In another village, 2 km from Chitegaon, is Maregaon, where farmer Maruti Karanshya (25) was injured on June 26. He went to the local government hospital and was discharged on June 30, but says tiger injuries are getting worse, and the hospital is ill-equipped. 'They live in a high-risk area, yet the primary healthcare centre does not have the basics, like immunoglobulin injections to prevent infections,' his relative adds.
Khobragade admits, 'We do fall short in some areas, but government policies are working to strengthen healthcare services,' he says.
Pathak says, 'One of the biggest challenges is that people do not listen, despite giving them safety instructions. However, in the coming year, we won't open the tender for areas that have more casualties and movement of tigers.'
Tourism tames the tigers
In TATR, around 3.5 to 4 lakh people visit Tadoba every month, says the Forest Department. Although tiger tourism generates local jobs, it also has a negative impact on locals, as excessive tourism can disrupt the natural behaviour of tigers.

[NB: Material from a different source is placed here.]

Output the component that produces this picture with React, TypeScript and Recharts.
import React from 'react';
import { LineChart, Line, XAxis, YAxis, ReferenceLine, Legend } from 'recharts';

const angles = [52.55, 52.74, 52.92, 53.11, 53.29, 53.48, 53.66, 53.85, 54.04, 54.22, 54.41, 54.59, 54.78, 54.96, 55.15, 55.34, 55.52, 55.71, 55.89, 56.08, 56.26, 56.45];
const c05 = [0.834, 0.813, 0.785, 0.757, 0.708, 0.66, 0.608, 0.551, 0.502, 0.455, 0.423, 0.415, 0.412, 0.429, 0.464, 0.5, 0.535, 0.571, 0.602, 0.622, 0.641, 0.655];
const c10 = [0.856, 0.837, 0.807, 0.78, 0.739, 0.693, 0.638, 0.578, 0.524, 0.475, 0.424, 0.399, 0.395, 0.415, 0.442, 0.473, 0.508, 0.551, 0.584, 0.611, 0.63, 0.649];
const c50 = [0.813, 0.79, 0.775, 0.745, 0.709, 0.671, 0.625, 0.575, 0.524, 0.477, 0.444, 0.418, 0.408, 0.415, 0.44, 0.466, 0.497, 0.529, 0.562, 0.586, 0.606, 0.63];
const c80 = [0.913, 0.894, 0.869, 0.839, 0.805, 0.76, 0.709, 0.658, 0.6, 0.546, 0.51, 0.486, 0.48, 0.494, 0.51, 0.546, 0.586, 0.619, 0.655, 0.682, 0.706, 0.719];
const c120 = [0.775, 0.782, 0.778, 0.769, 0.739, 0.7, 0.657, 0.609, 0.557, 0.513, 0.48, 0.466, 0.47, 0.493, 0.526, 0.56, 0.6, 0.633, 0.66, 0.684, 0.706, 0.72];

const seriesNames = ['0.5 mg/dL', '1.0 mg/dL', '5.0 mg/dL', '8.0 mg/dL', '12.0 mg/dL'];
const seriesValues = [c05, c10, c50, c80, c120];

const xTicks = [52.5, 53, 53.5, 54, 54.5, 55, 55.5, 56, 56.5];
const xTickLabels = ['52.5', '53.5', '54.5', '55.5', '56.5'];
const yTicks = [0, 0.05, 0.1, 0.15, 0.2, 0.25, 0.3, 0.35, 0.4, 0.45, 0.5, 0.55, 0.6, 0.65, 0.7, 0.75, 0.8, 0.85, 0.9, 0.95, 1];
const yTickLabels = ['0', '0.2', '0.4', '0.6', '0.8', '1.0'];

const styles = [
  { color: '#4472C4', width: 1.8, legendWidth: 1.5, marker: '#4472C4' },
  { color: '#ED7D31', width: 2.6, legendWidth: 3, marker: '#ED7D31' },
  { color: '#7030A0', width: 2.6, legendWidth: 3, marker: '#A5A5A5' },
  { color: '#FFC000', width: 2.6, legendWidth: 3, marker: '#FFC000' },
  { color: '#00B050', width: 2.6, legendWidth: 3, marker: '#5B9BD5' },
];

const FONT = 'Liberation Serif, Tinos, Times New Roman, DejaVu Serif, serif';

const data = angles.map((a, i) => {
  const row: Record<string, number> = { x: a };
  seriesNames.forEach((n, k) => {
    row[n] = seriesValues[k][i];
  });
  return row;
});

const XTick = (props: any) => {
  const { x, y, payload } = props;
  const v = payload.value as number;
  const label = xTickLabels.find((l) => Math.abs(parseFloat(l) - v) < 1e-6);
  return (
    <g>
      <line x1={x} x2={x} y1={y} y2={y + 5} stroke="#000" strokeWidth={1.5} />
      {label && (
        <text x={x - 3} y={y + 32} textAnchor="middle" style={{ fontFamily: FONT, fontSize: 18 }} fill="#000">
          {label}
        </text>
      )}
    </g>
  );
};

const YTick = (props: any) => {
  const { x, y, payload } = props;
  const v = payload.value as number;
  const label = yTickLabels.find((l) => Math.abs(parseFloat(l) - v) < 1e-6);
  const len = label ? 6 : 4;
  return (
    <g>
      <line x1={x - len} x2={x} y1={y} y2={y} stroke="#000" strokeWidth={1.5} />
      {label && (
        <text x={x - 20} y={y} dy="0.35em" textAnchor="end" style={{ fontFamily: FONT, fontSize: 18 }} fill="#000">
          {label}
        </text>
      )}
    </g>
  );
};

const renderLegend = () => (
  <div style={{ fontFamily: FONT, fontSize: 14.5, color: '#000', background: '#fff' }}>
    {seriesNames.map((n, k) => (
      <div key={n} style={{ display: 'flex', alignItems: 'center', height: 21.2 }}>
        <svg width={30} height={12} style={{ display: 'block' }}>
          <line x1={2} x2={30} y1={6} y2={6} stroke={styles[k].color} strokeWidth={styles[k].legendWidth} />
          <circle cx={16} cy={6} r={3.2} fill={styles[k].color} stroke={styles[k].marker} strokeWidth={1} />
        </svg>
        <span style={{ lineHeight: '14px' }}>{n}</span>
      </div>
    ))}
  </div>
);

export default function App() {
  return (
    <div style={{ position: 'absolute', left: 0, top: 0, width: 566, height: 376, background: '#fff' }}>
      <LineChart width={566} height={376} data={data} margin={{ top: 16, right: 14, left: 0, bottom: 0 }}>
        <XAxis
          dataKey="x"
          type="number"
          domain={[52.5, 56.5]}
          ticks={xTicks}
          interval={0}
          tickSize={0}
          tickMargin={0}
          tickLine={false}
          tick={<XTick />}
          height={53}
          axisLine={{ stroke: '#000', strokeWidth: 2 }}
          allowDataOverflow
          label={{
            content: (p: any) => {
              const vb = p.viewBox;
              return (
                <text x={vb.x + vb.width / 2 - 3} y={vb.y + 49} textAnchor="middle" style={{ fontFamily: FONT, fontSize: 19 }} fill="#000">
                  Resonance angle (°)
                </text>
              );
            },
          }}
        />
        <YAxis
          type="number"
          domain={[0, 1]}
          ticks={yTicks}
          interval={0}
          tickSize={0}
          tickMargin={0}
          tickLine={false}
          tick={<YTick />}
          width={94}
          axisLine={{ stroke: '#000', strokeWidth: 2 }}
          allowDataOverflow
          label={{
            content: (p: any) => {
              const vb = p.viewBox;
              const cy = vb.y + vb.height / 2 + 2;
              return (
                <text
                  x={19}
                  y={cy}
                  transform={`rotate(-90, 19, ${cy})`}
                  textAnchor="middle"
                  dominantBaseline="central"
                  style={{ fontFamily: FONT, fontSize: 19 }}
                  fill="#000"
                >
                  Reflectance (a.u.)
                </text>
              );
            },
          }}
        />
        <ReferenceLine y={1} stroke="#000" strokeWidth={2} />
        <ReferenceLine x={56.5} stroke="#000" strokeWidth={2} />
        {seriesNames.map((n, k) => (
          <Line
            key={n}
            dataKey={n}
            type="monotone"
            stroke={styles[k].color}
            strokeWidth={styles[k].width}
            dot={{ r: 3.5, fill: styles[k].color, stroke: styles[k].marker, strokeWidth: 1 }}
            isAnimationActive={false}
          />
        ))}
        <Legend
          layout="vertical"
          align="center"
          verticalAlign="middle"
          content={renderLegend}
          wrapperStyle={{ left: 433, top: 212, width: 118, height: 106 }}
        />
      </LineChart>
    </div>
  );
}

Former member of the State Board of Wildlife, Yadav Tarte Patil, says, 'Tigers have become used to people. If a tigress with four cubs sees hundreds of humans, the fear vanishes. Fear is one of the key elements for co-existence.'
However, TATR officials say tourism will decrease the dependency of people on the forest. Currently, many villagers are dependent on forest produce, like tendu and mahua. Forest officer Pathak says,
'TATR has 17 gates, which require guards; then there are drivers, cleaning staff, and many indirect employment possibilities. We employ thousands of people and at least 600 to prevent poaching.'
Chopane recommends that tourists not be allowed at mating spots, attack spots, and the sub-adults' resting spots. In the long run, he says, the forest department should work on the conservation of fragmented forests to create underpasses for animals.
The villagers have asked for the shifting of tigers, which the veterinarian has ruled out, as tigers can be stressed due to a new geographical area. Besides, Maharashtra has shortcomings in the mapping of tigers, which could probably help with relocation, he says. 'Sterilisation will disturb the ecosystem, so we need to experiment with reverse population, causing a 1.5-year delay in reproduction,' says Khobragade.
He says the setting up of rewilding centres in Chandrapur to rehabilitate the cubs captured in human-wildlife conflict, is a good idea. 'The cubs in zoos deserve a chance to be in the wild and survive,' he adds.